To do:
Repeat the material verbatim. Images are excluded from the copy.

Supplied data start

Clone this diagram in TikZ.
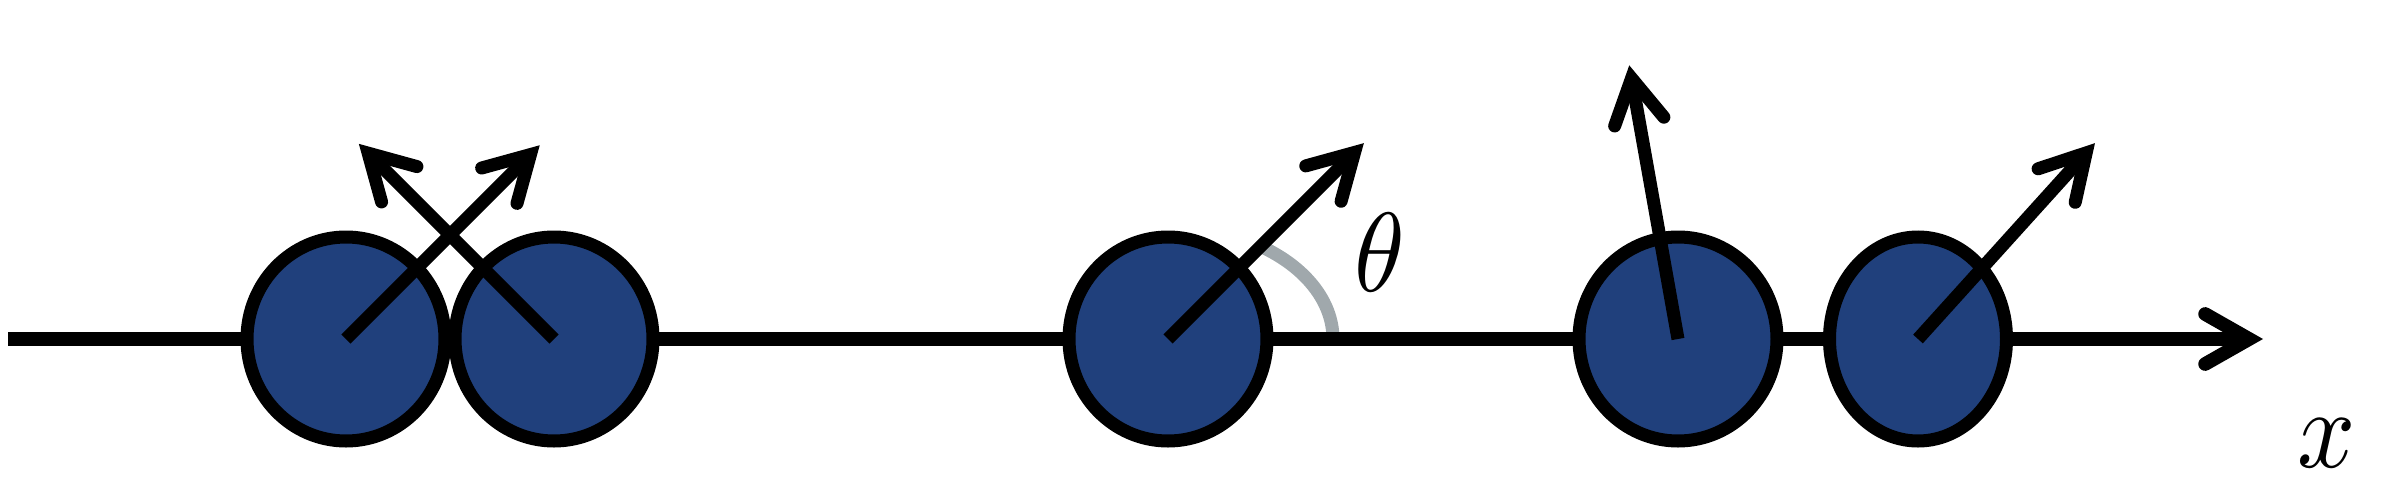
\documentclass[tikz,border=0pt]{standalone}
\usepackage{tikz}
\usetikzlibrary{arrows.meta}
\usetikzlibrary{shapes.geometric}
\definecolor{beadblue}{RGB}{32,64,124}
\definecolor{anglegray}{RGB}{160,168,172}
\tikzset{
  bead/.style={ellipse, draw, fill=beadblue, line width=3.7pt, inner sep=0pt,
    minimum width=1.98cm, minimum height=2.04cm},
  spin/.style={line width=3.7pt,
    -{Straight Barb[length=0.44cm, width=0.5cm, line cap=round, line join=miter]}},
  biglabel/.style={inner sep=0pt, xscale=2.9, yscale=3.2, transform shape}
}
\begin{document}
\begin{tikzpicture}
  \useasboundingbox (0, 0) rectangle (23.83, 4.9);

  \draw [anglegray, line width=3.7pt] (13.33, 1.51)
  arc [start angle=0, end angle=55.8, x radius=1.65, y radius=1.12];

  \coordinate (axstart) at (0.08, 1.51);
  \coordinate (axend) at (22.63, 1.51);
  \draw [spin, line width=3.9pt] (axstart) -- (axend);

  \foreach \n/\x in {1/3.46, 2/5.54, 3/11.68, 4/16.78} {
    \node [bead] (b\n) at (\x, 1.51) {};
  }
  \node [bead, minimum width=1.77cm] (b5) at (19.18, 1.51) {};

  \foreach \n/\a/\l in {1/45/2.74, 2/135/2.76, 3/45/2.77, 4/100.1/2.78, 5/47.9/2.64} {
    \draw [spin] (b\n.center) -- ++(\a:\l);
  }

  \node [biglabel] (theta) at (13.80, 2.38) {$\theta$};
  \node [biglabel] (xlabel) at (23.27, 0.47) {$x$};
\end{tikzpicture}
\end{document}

Supplied data end

Written reply:
Clone this diagram in TikZ.
\documentclass[tikz,border=0pt]{standalone}
\usepackage{tikz}
\usetikzlibrary{arrows.meta}
\usetikzlibrary{shapes.geometric}
\definecolor{beadblue}{RGB}{32,64,124}
\definecolor{anglegray}{RGB}{160,168,172}
\tikzset{
  bead/.style={ellipse, draw, fill=beadblue, line width=3.7pt, inner sep=0pt,
    minimum width=1.98cm, minimum height=2.04cm},
  spin/.style={line width=3.7pt,
    -{Straight Barb[length=0.44cm, width=0.5cm, line cap=round, line join=miter]}},
  biglabel/.style={inner sep=0pt, xscale=2.9, yscale=3.2, transform shape}
}
\begin{document}
\begin{tikzpicture}
  \useasboundingbox (0, 0) rectangle (23.83, 4.9);

  \draw [anglegray, line width=3.7pt] (13.33, 1.51)
  arc [start angle=0, end angle=55.8, x radius=1.65, y radius=1.12];

  \coordinate (axstart) at (0.08, 1.51);
  \coordinate (axend) at (22.63, 1.51);
  \draw [spin, line width=3.9pt] (axstart) -- (axend);

  \foreach \n/\x in {1/3.46, 2/5.54, 3/11.68, 4/16.78} {
    \node [bead] (b\n) at (\x, 1.51) {};
  }
  \node [bead, minimum width=1.77cm] (b5) at (19.18, 1.51) {};

  \foreach \n/\a/\l in {1/45/2.74, 2/135/2.76, 3/45/2.77, 4/100.1/2.78, 5/47.9/2.64} {
    \draw [spin] (b\n.center) -- ++(\a:\l);
  }

  \node [biglabel] (theta) at (13.80, 2.38) {$\theta$};
  \node [biglabel] (xlabel) at (23.27, 0.47) {$x$};
\end{tikzpicture}
\end{document}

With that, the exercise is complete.